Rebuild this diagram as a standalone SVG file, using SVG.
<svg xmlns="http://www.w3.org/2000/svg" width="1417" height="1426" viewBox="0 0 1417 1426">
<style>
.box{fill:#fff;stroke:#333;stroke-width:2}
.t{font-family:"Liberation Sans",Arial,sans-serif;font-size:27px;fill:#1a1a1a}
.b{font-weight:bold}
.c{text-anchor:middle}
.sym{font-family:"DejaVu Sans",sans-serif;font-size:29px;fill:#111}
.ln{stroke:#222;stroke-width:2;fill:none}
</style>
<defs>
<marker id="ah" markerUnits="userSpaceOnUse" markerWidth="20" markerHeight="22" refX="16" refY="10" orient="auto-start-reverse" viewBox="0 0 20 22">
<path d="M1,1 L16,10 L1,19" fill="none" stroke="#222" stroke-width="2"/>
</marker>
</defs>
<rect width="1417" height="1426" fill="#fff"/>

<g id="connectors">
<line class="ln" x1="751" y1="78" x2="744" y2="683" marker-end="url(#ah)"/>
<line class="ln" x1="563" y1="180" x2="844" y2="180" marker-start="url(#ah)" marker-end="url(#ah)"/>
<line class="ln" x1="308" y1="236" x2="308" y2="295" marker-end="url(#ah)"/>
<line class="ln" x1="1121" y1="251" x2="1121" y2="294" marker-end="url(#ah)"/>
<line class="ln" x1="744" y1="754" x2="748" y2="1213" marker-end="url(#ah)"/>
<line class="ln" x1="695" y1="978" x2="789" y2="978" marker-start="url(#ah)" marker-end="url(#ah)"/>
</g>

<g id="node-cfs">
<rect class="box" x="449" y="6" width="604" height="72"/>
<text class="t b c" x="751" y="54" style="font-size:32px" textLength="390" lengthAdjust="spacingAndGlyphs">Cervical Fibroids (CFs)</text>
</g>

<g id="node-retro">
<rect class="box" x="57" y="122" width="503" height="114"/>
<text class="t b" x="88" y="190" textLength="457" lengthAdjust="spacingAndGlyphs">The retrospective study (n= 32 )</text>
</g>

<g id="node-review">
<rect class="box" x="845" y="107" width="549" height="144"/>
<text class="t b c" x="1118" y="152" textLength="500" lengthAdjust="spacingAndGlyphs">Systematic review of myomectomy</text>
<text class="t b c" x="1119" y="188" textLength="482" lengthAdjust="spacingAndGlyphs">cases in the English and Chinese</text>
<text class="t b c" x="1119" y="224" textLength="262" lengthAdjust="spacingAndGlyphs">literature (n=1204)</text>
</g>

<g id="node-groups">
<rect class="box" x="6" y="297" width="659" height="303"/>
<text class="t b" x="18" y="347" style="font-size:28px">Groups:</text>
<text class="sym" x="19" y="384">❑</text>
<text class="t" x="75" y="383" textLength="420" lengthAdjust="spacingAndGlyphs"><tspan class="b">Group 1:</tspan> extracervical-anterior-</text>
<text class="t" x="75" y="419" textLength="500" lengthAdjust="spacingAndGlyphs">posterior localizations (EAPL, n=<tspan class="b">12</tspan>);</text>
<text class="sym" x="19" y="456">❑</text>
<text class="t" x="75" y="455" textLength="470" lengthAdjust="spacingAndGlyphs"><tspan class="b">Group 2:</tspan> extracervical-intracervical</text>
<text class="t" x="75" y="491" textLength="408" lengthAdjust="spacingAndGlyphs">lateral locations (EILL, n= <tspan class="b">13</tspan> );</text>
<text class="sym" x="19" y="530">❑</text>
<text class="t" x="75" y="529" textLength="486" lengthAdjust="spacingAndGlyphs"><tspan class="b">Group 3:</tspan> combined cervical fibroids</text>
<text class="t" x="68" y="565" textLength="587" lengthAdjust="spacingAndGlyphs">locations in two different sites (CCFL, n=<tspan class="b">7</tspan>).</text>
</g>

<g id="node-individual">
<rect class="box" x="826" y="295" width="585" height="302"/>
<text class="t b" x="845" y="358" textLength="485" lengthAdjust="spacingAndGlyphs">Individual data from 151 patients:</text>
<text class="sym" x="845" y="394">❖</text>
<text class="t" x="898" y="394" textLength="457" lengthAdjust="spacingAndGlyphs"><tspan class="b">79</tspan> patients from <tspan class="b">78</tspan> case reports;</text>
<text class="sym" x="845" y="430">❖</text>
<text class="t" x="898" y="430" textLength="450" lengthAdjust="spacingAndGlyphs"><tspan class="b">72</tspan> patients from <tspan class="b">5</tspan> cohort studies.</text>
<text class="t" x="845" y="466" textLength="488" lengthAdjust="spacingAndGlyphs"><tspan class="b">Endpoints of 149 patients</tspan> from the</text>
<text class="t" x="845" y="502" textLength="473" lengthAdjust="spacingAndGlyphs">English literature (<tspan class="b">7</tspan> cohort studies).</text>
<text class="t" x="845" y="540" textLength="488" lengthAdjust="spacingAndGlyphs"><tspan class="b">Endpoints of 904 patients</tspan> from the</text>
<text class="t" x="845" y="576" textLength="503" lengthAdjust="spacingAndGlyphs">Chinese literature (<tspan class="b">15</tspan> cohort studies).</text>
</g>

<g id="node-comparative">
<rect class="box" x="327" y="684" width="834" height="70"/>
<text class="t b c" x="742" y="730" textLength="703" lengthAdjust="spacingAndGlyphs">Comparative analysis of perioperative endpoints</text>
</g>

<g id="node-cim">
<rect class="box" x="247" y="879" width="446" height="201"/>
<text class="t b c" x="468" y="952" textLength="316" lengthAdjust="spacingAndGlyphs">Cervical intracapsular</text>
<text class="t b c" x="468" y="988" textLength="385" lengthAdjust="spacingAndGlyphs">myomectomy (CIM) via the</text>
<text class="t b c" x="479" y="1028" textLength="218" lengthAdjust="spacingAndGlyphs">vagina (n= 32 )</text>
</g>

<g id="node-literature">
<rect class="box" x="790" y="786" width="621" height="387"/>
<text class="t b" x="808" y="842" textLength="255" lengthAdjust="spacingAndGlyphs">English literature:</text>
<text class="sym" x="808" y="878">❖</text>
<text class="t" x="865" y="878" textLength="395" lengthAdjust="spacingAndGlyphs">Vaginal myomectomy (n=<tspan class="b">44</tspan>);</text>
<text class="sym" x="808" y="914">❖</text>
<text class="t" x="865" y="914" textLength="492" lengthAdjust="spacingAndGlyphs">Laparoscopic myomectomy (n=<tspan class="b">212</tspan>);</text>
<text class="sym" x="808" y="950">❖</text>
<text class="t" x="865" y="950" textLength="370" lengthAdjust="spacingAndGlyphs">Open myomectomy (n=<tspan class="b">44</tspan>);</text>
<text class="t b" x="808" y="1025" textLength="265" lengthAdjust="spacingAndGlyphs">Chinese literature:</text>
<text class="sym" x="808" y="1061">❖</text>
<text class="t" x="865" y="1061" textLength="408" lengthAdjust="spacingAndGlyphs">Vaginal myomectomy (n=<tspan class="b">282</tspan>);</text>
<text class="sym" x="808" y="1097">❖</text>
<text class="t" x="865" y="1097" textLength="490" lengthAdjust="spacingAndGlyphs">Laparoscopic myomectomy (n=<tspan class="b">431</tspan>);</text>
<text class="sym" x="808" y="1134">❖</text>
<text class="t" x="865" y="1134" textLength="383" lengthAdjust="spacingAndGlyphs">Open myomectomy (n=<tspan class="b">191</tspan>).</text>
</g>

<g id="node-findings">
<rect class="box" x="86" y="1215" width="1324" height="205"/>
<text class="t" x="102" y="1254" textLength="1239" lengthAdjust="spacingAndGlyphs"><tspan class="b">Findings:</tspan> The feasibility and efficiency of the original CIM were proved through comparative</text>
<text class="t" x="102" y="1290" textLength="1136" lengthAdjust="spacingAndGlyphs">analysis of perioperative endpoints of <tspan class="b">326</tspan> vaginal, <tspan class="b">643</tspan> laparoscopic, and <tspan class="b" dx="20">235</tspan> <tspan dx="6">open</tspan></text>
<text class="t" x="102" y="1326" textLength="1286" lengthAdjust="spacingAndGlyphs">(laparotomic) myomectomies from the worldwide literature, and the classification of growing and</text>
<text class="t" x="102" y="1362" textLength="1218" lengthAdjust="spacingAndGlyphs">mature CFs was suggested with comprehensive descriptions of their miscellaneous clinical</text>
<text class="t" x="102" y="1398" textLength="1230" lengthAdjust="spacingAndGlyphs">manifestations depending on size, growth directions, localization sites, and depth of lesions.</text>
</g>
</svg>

--

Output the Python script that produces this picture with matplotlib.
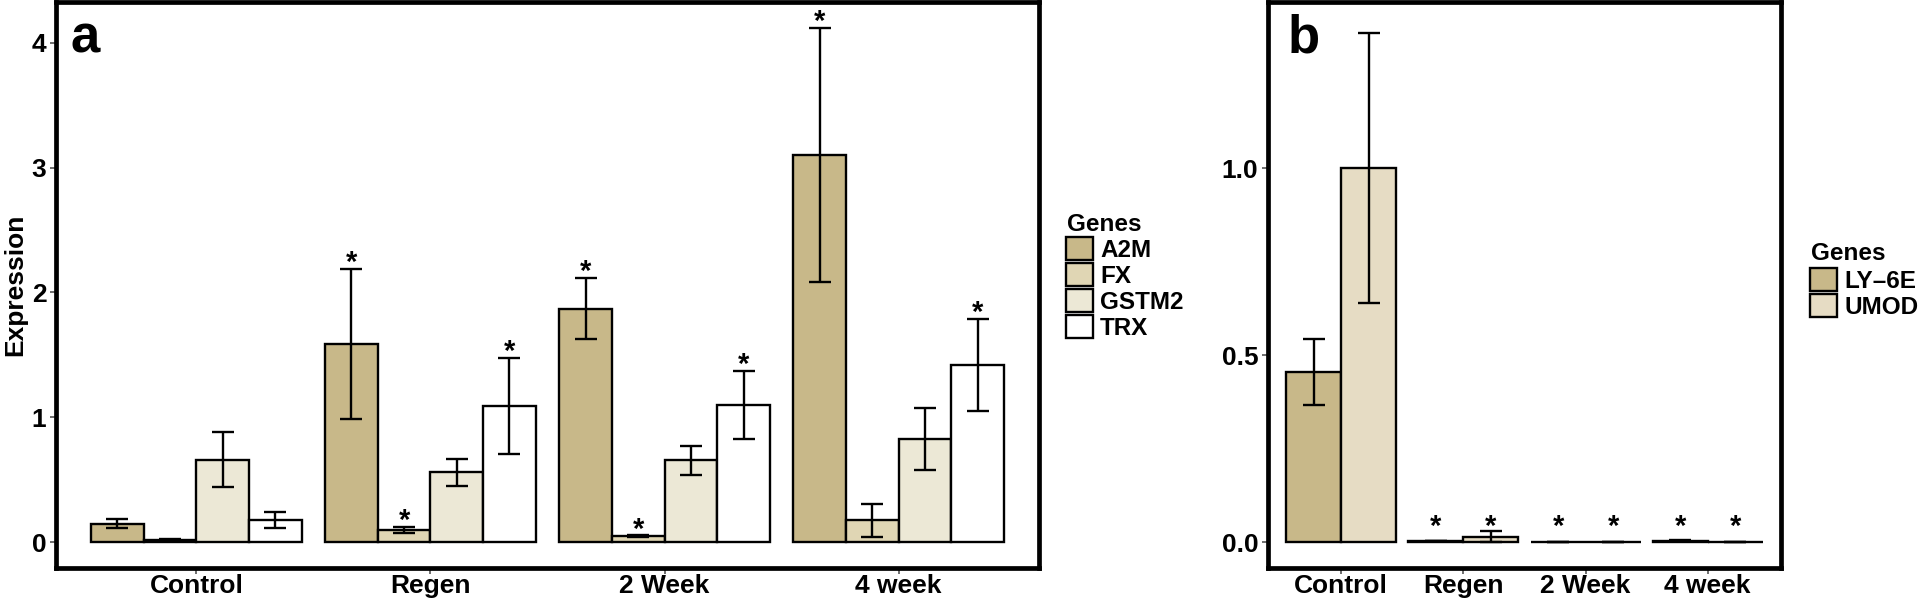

> _Goal_
Return all the lines that contain the string "this".

> _Written answer_
Rebuild this diagram as a standalone SVG file, using SVG.
Output the Python script that produces this picture with matplotlib.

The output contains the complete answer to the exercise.